• **What needs to be done**
Copy every line with the string "this" in it.

• **Stored data**
----
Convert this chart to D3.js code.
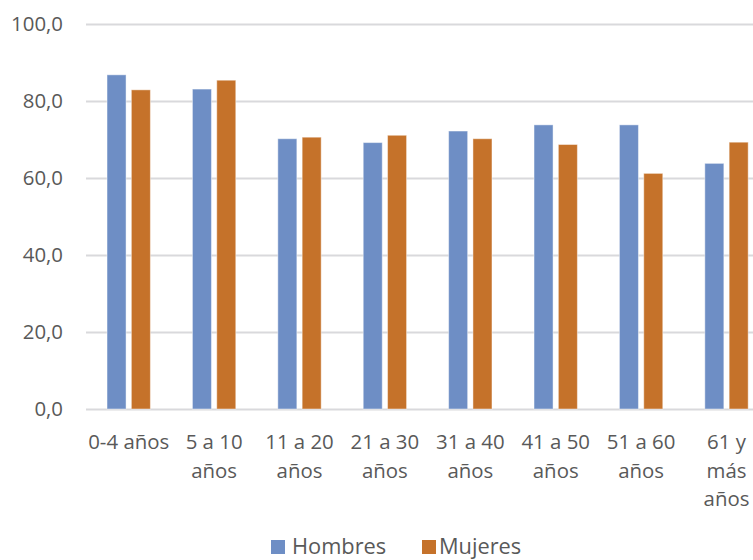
<!DOCTYPE html>
<html>
<head>
<meta charset="utf-8">
<script src="https://cdn.jsdelivr.net/npm/d3@7"></script>
<style>
  html, body { margin: 0; padding: 0; background: #ffffff; }
  svg { display: block; font-family: "Open Sans", sans-serif; }
</style>
</head>
<body>
<svg id="chart" width="753" height="560"></svg>
<script>
const categories = ["0-4 años", "5 a 10 años", "11 a 20 años", "21 a 30 años", "31 a 40 años", "41 a 50 años", "51 a 60 años", "61 y más años"];
const categoryLines = [["0-4 años"], ["5 a 10", "años"], ["11 a 20", "años"], ["21 a 30", "años"], ["31 a 40", "años"], ["41 a 50", "años"], ["51 a 60", "años"], ["61 y", "más", "años"]];
const seriesNames = ["Hombres", "Mujeres"];
const hombres = [86.8, 83.1, 70.2, 69.2, 72.2, 73.8, 73.8, 63.8];
const mujeres = [82.9, 85.4, 70.6, 71.1, 70.2, 68.7, 61.2, 69.3];
const yTicks = [0, 20, 40, 60, 80, 100];
const colors = ["#6E8EC5", "#C5722A"];

const svg = d3.select("#chart");
const mLeft = 86, mRight = 769.2, mTop = 24, mBottom = 409;

const x0 = d3.scaleBand().domain(categories).range([mLeft, mRight]).paddingInner(0).paddingOuter(0);
const x1 = d3.scaleBand().domain(seriesNames).range([0, x0.bandwidth()]).paddingInner(0.218).paddingOuter(0.864);
const y = d3.scaleLinear().domain([0, 100]).range([mBottom, mTop]);
const color = d3.scaleOrdinal().domain(seriesNames).range(colors);

const locale = d3.formatLocale({ decimal: ",", thousands: ".", grouping: [3], currency: ["", "€"] });
const fmt = locale.format(".1f");

// gridlines
const grid = svg.append("g").attr("transform", `translate(${mLeft},0)`)
  .call(d3.axisLeft(y).tickValues(yTicks).tickSize(-(753 - mLeft)).tickFormat(""));
grid.select(".domain").remove();
grid.selectAll(".tick line").attr("stroke", "#D9D9DC").attr("stroke-width", 2);

// y labels
const yAxis = svg.append("g").attr("transform", `translate(${mLeft},0)`)
  .call(d3.axisLeft(y).tickValues(yTicks).tickSize(0).tickPadding(23).tickFormat(fmt));
yAxis.select(".domain").remove();
yAxis.selectAll("text").attr("font-size", "20.4px").attr("fill", "#595959").attr("font-family", "Open Sans, sans-serif");

// bars
const data = categories.map((c, i) => ({ cat: c, values: [{ s: "Hombres", v: hombres[i] }, { s: "Mujeres", v: mujeres[i] }] }));
const groups = svg.append("g").selectAll("g").data(data).join("g")
  .attr("transform", d => `translate(${x0(d.cat)},0)`);
groups.selectAll("rect").data(d => d.values).join("rect")
  .attr("x", d => x1(d.s))
  .attr("width", x1.bandwidth())
  .attr("y", d => y(d.v))
  .attr("height", d => y(0) - y(d.v))
  .attr("fill", d => color(d.s))
  .attr("stroke", "rgba(255,255,255,0.45)")
  .attr("stroke-width", 1);

// x axis labels
const xAxis = svg.append("g").attr("transform", `translate(0,${mBottom})`)
  .call(d3.axisBottom(x0).tickSize(0).tickFormat(""));
xAxis.select(".domain").remove();
xAxis.selectAll(".tick").each(function (d, i) {
  const t = d3.select(this).append("text")
    .attr("text-anchor", "middle")
    .attr("font-size", "20.4px")
    .attr("fill", "#595959")
    .attr("font-family", "Open Sans, sans-serif");
  categoryLines[i].forEach((line, j) => {
    t.append("tspan").attr("x", 0).attr("y", 40 + j * 28.5).text(line);
  });
});

// legend
const legend = svg.append("g");
const legendPos = [{ sq: 271, tx: 292 }, { sq: 422, tx: 439 }];
seriesNames.forEach((s, i) => {
  legend.append("rect").attr("x", legendPos[i].sq).attr("y", 540).attr("width", 14).attr("height", 14).attr("fill", color(s));
  legend.append("text").attr("x", legendPos[i].tx).attr("y", 554)
    .attr("font-size", "21.8px").attr("fill", "#595959").attr("font-family", "Open Sans, sans-serif").text(s);
});
</script>
</body>
</html>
----
• **Written reply**
Convert this chart to D3.js code.
  const t = d3.select(this).append("text")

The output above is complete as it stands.